Back then, summers made me feel deficient: I never had enough enthusiasm, speed, energy or sunscreen. Counselors and parents would offer their well-meaning but ultimately, to me, horrifying encouragement from the side of the pool or on the trail, or wherever else: “Come on, it’s fun!” “You’re doing great!” Or, worst: “Good try!” And I did, eventually, kind of try. I got used to carrying SPF65 everywhere I went and figured out the kind of gentle camp activities I could get behind: canoeing, archery, arts and crafts. I felt like an interplanetary explorer, boldly going where to be honest everyone else already had been and was enjoying themselves. Like a chubby Neil Armstrong in Northern Getaway, I was exploring summer.

But as our bodies changed and their meanings changed with them, so did the meaning of the season. All of a sudden I wasn’t lacking; I had too much. Too much stomach, too much leg hair, too much ass. The enthusiastic (if demoralizing) screams of well-meaning camp counselors encouraging me to be more, do more, try more were replaced with a more insidious whisper: be less, wear less, take up less space. I was doing it all wrong again, for entirely different reasons.

I found myself warned earlier and earlier every year: it was coming. “Bikini Season.” The time to start working—hard—for my “beach body.” May and June brought with them the incessant hum of magazines, friends, and blogs suggesting ways to achieve the kind of body that would allow me access to the beach, to the summer, to fun.

Because that’s the implication of the term “beach body” (or “bikini body,” “summer body,” or any of its many variants): unless you’ve adopted the right regimen of squats, pull ups, and crunches, eaten the right light salads with grilled chicken, and called your aesthetician to reunite after the winter’s absence, you don’t reaaaally get to be a part of it. You’re not wanted, on the beach or anywhere else. Not until September, at least. Don’t make other people look at that. Where’s your tan? Your waxed legs? Your six pack?

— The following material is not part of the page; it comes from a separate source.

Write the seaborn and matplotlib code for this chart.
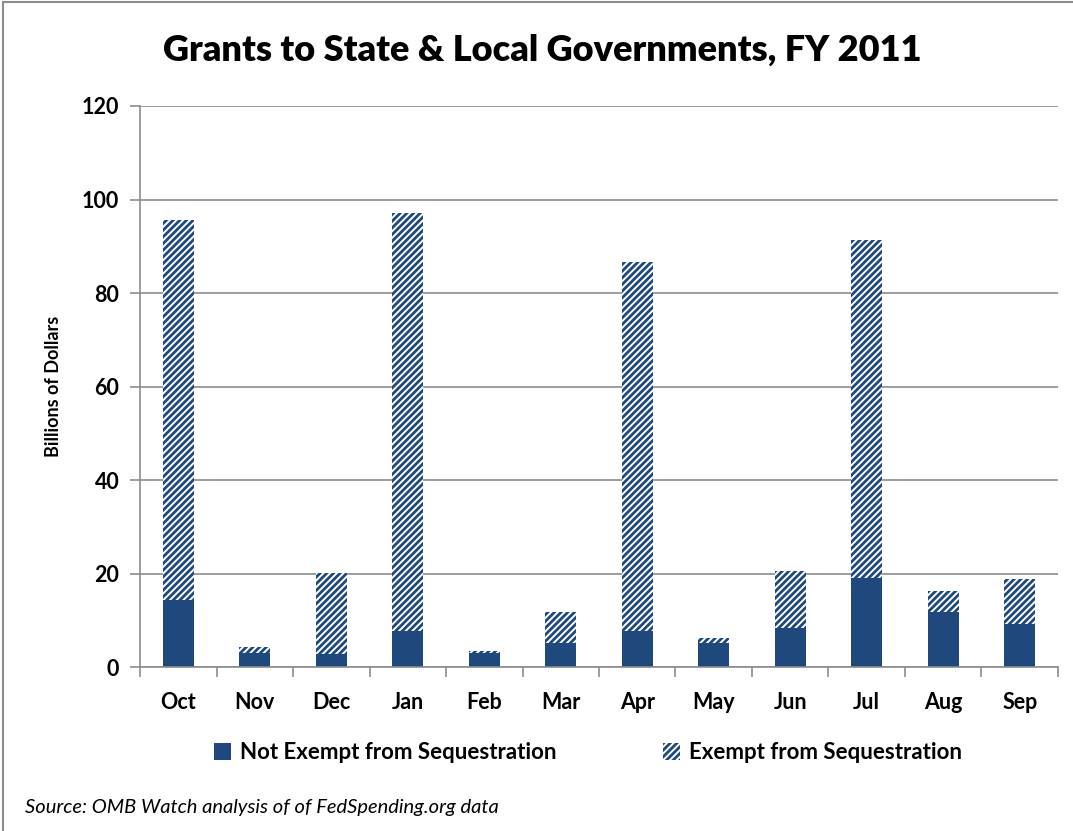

This is, of course, patently ridiculous. But at 16 I was a few years away from figuring that out. Instead, I tried to do what I’d done in years previous: adapt to the conditions of summer. I wore shorts, but they were Bermuda length (honestly, I know). I bought a two-piece bathing suit—a tankini (#why). I spent my high school summers trying different weird weight loss plans, running around in bastardized versions of the hot weather attire I wanted to be wearing: short shorts, tiny dresses, bikinis. I layered heavily: light cardigans over T-shirts over bathing suits, finally swaddled in a thick coating of insecurity.

When late puberty and some low-level disordered eating conspired to deliver upon me a “bikini body” (flat stomach, pert 18 year old breasts, the closest thing I have ever had to a tan) for one summer, I could not believe how little was different. I had eaten (or not eaten) all the right salads, done all the right exercises. I deserved this summer, these clothes, this lie.

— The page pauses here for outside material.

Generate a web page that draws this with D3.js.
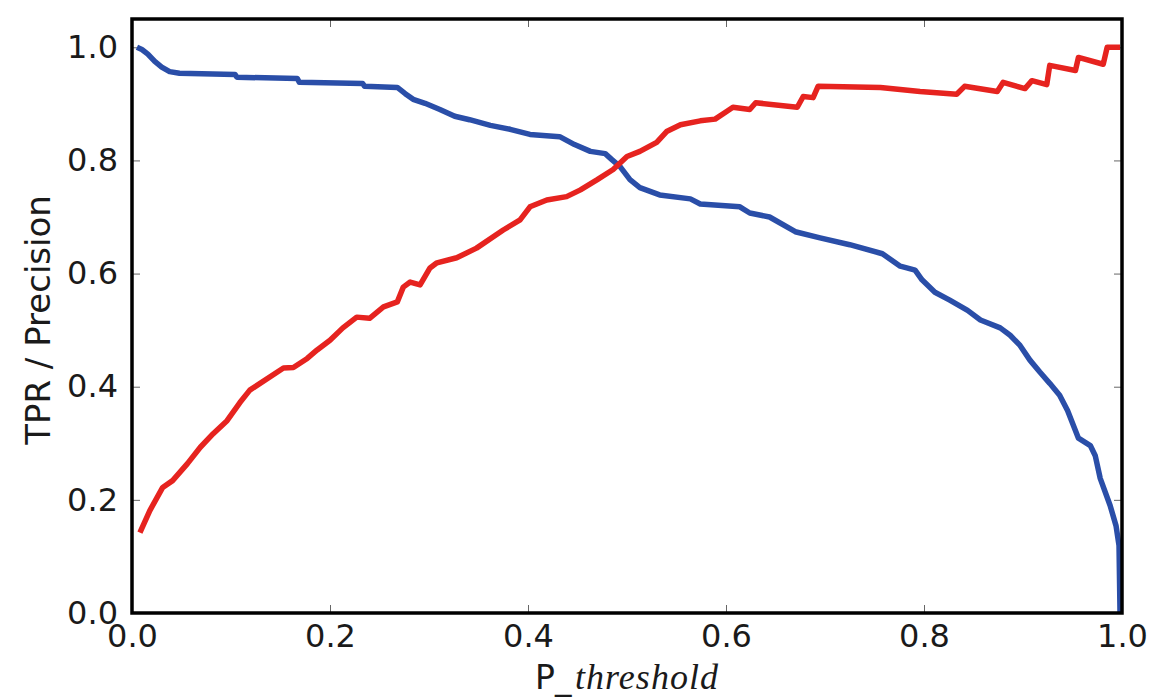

And that’s when I realized it was a lie. No one deserves summer more than anyone else. Short shorts don’t belong to anyone, neither does the beach. At 26, I don’t look like I did that summer at 18. But most importantly, I don’t feel that way, either. I’m not adapting my summer plans to work around a body I’ve been told implicitly and explicitly is wrong for summer. It’s just fine for any old season, and anyway it’s the only one I have.

These days I enjoy the summer. I’ve come around on outdoor sports, still dutifully tote SPF65, and even learned to live with mosquitoes. I would play water polo if you asked nicely and it was for charity or something so I felt kind of obligated. But mostly, I wear whatever the hell I want. I own short shorts, tiny string bikinis, and crop tops, but also more structured one pieces, caftans, and cropped jeans. I wear what I feel like wearing, sometimes covered up and sometimes practically naked. I will never own another tankini. It feels good to get your limbs out in the heat, to bike in a dress and let it flow behind you. People can see your bathing suit under there and your cellulite too and that’s fine. Plus I found this one amazing trick to finally getting a beach body: go to the beach. I’ll see you there.